General News of Wednesday, 30 October 2019
Source: ghananewsagency.org
The Media stands to gain immeasurably from the Right To Information (RTI) Law, Mr Affail Monney, President of the Ghana Journalists Association (GJA), said on Tuesday.
He explained that this was simply because access to information was fundamental to the media’s ability to report accurately, analyse professionally and criticise constructively.
Mr Monney said this at the Media Forum on the RTI organised by the GJA in collaboration with the Media Foundation for West Africa and the Chevening Alumni.
“The point can hardly be articulated that the RTI Law is not media specific. It is a people’s law designed to empower the ordinary Ghanaian to seek information, which is held in trust by Government officials,” Mr Monney noted.
“It is also needless to emphasise or superfluous to prophesy that the RTI Law will deepen the culture of transparency in governance, promote the drive for accountability and enhance the fight against corruption.”
He said that GJA agreed with the experts that RTI was a measure of civility in any modern society; adding that “thanks to the RTI Law, Ghana is firmly on the path of democratic modernity”.
Mr Monney, who said the enactment of the RTI Law was one thing and its implementation another, noted that the reality was that effective implementation of the law would not be happenstance.
He said it would take the dint of will and the provision of structures to arrive at the desired destination of effective RTI regime.
He mentioned that another essential prerequisite was meaningful and tenacious education.
“It is said that any law without education is a hallucination. So, the RTI Law not to be consigned to the realm of the media must scale-up the core function of educating the people on the law.”
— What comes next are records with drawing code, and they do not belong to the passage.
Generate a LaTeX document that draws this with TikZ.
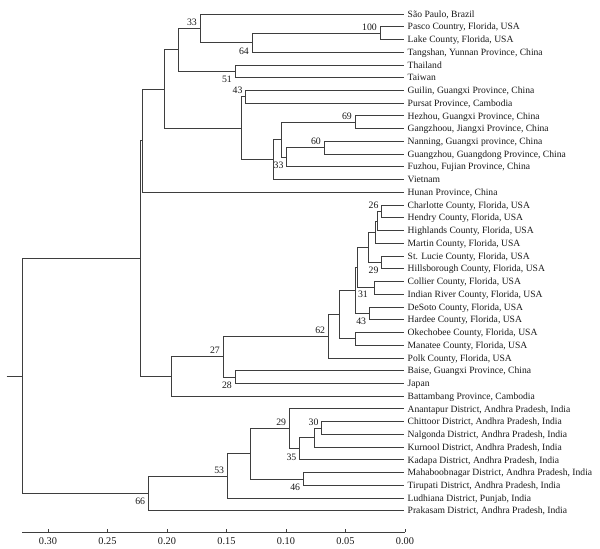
\documentclass[tikz,border=0pt]{standalone}
\usepackage{fontspec}
\setmainfont{Liberation Serif}
\usetikzlibrary{calc}
\definecolor{linec}{RGB}{62,62,62}
\definecolor{textc}{RGB}{25,25,25}
\newcommand\inode[4]{%
  \coordinate (tmpa) at ($(#3)!0.5!(#4)$);
  \coordinate (x#1) at (#2,0);
  \coordinate (#1) at (x#1 |- tmpa);
  \draw[br] (#1) |- (#3);
  \draw[br] (#1) |- (#4);
}
\begin{document}
\begin{tikzpicture}[x=1pt,y=-1pt,
  br/.style={line width=0.9pt, draw=linec},
  leaf/.style={anchor=west, inner xsep=3.5pt, inner ysep=0pt, text height=7.2pt, text depth=1pt,
    text=textc, font=\fontsize{9.6}{10}\selectfont},
  bsa/.style={anchor=base east, inner sep=0pt, xshift=-3pt, yshift=3pt, text=textc,
    font=\fontsize{9.8}{10}\selectfont},
  bsb/.style={anchor=base east, inner sep=0pt, xshift=-3pt, yshift=-11.5pt, text=textc,
    font=\fontsize{9.8}{10}\selectfont},
  tlab/.style={anchor=base, inner sep=0pt, text=textc, font=\fontsize{10.3}{10}\selectfont}]
\useasboundingbox (0,0) rectangle (600,549);
% leaves
\foreach \t [count=\i from 0] in {%
 {São Paulo, Brazil},
 {Pasco Country, Florida, USA},
 {Lake County, Florida, USA},
 {Tangshan, Yunnan Province, China},
 {Thailand},
 {Taiwan},
 {Guilin, Guangxi Province, China},
 {Pursat Province, Cambodia},
 {Hezhou, Guangxi Province, China},
 {Gangzhoou, Jiangxi Province, China},
 {Nanning, Guangxi province, China},
 {Guangzhou, Guangdong Province, China},
 {Fuzhou, Fujian Province, China},
 {Vietnam},
 {Hunan Province, China},
 {Charlotte County, Florida, USA},
 {Hendry County, Florida, USA},
 {Highlands County, Florida, USA},
 {Martin County, Florida, USA},
 {St. Lucie County, Florida, USA},
 {Hillsborough County, Florida, USA},
 {Collier County, Florida, USA},
 {Indian River County, Florida, USA},
 {DeSoto County, Florida, USA},
 {Hardee County, Florida, USA},
 {Okechobee County, Florida, USA},
 {Manatee County, Florida, USA},
 {Polk County, Florida, USA},
 {Baise, Guangxi Province, China},
 {Japan},
 {Battambang Province, Cambodia},
 {Anantapur District, Andhra Pradesh, India},
 {Chittoor District, Andhra Pradesh, India},
 {Nalgonda District, Andhra Pradesh, India},
 {Kurnool District, Andhra Pradesh, India},
 {Kadapa District, Andhra Pradesh, India},
 {Mahaboobnagar District, Andhra Pradesh, India},
 {Tirupati District, Andhra Pradesh, India},
 {Ludhiana District, Punjab, India},
 {Prakasam District, Andhra Pradesh, India}}
 {\node[leaf] (L\i) at (404,{14+12.74*\i}) {\t};}
% top clade
\inode{n100}{380}{L1}{L2}
\inode{n64}{252}{n100}{L3}
\inode{n33a}{200}{L0}{n64}
\inode{n51}{235}{L4}{L5}
\inode{nA}{178}{n33a}{n51}
\inode{n43a}{245.7}{L6}{L7}
\inode{n69}{355}{L8}{L9}
\inode{n60}{324}{L10}{L11}
\inode{n33b}{286.7}{n60}{L12}
\inode{nB}{281.7}{n69}{n33b}
\inode{nC}{273}{nB}{L13}
\inode{nD}{241.7}{n43a}{nC}
\inode{nE}{164}{nA}{nD}
\inode{nF}{142}{nE}{L14}
% Florida clade
\inode{n26}{381.7}{L15}{L16}
\inode{nG}{377.7}{n26}{L17}
\inode{nH}{375}{nG}{L18}
\inode{n29a}{381.7}{L19}{L20}
\inode{nI}{368.3}{nH}{n29a}
\inode{n31}{374}{L21}{L22}
\inode{nJ}{357.3}{nI}{n31}
\inode{n43b}{369.3}{L23}{L24}
\inode{nK}{355}{nJ}{n43b}
\inode{nL}{355.7}{L25}{L26}
\inode{nM}{339.3}{nK}{nL}
\inode{n62}{328.3}{nM}{L27}
\inode{n28}{235}{L28}{L29}
\inode{n27}{223}{n62}{n28}
\inode{nN}{171}{n27}{L30}
\inode{nO}{140}{nF}{nN}
% India clade
\inode{n30}{321.7}{L32}{L33}
\inode{nP}{314}{n30}{L34}
\inode{n35}{299.5}{nP}{L35}
\inode{n29b}{289.3}{L31}{n35}
\inode{n46}{303.3}{L36}{L37}
\inode{nQ}{250.7}{n29b}{n46}
\inode{n53}{227.3}{nQ}{L38}
\inode{n66}{148.3}{n53}{L39}
\inode{root}{22}{nO}{n66}
\coordinate (xs) at (6.7,0);
\draw[br] (xs |- root) -- (root);
% bootstrap values
\node[bsa] (b100) at (n100) {100};
\node[bsb] (b64) at (n64) {64};
\node[bsa] (b33a) at (n33a) {33};
\node[bsb] (b51) at (n51) {51};
\node[bsa] (b43a) at (n43a) {43};
\node[bsa] (b69) at (n69) {69};
\node[bsa] (b60) at (n60) {60};
\node[bsb] (b33b) at (n33b) {33};
\node[bsa] (b26) at (n26) {26};
\node[bsb] (b29a) at (n29a) {29};
\node[bsb, xshift=-3pt, yshift=2pt] (b31) at (n31) {31};
\node[bsb] (b43b) at (n43b) {43};
\node[bsa] (b62) at (n62) {62};
\node[bsa] (b27) at (n27) {27};
\node[bsb] (b28) at (n28) {28};
\node[bsa] (b29b) at (n29b) {29};
\node[bsa] (b30) at (n30) {30};
\node[bsb] (b35) at (n35) {35};
\node[bsb] (b46) at (n46) {46};
\node[bsa] (b53) at (n53) {53};
\node[bsb] (b66) at (n66) {66};
% axis
\coordinate (ax0) at (22,532);
\coordinate (ax1) at (405,532);
\draw[br] (ax0) -- (ax1);
\foreach \v/\t [count=\i] in {0/0.00,0.05/0.05,0.10/0.10,0.15/0.15,0.20/0.20,0.25/0.25,0.30/0.30}{
  \coordinate (tk\i) at ({405-1190*\v},532);
  \coordinate (tt\i) at ({405-1190*\v},529);
  \draw[br] (tk\i) -- (tt\i);
  \node[tlab] (tl\i) at ({405-1190*\v},544.5) {\t};
}
\end{tikzpicture}
\end{document}
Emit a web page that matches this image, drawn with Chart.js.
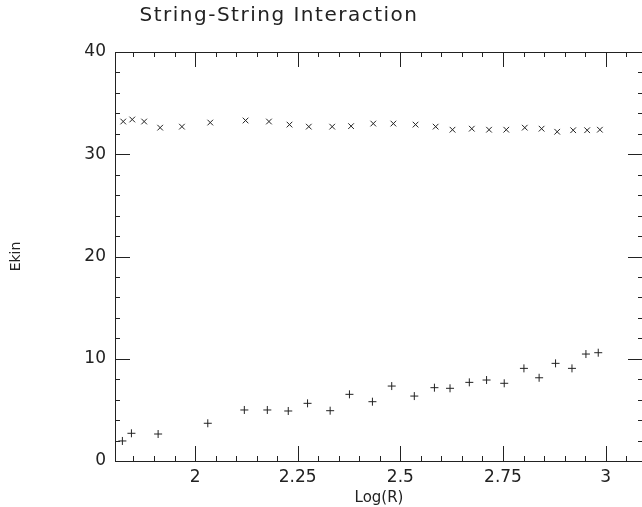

Citing from the Bible, Mr Monney said: “If a blind man leads a blind man, both will fall into a ditch”.
He said: “It is also said that to be informed by the uninformed is to be deformed”.
He said contextually, the media must cure themselves of any professional blindness to avoid misleading themselves or deforming the public.
He said this basic truth impose an onerous responsibility on the media community to familiarize themselves with the provisions of the RTI Law in order to be equipped to do justice to their professional mettle relative to education on the law.
Mr Monney said massive educational drive on the RTI Law must move with the managing of the expectations of the law.
“We need to square the implementation of the law to the logic reality. And the reality is that the RTI implementation will face initial obstacles or teething problems owing to challenges over record keeping and others,” he said.
“But these challenges should not stand in the way of release of harmless information in a rapid-fire fashion to help achieve the overall objective of enacting the RTI Law and building a knowledgeable society.”
Mr Kojo Oppong Nkrumah, the Minister of Information, said the foundation of every democratic society was the people having the right to know; otherwise, they would not be able to hold the people they elected or appointed accountable.
He said Article 21(1) F of the 1992 Constitution gives Ghanaians the right to information; adding that the RTI Act was a procedural Act, which exerts the benefits of Article 21(1) f.
Mr Abdul Razzak Yakubu, Chevening Alumni President, said the role of the media was highly significant in any democratic dispensation.
He said there was the need to protect the media and that the media would be able to provide the citizenry with the information that they need.
He urged the media to uphold their mandate, especially their watch-dog role of holding government accountable to the people.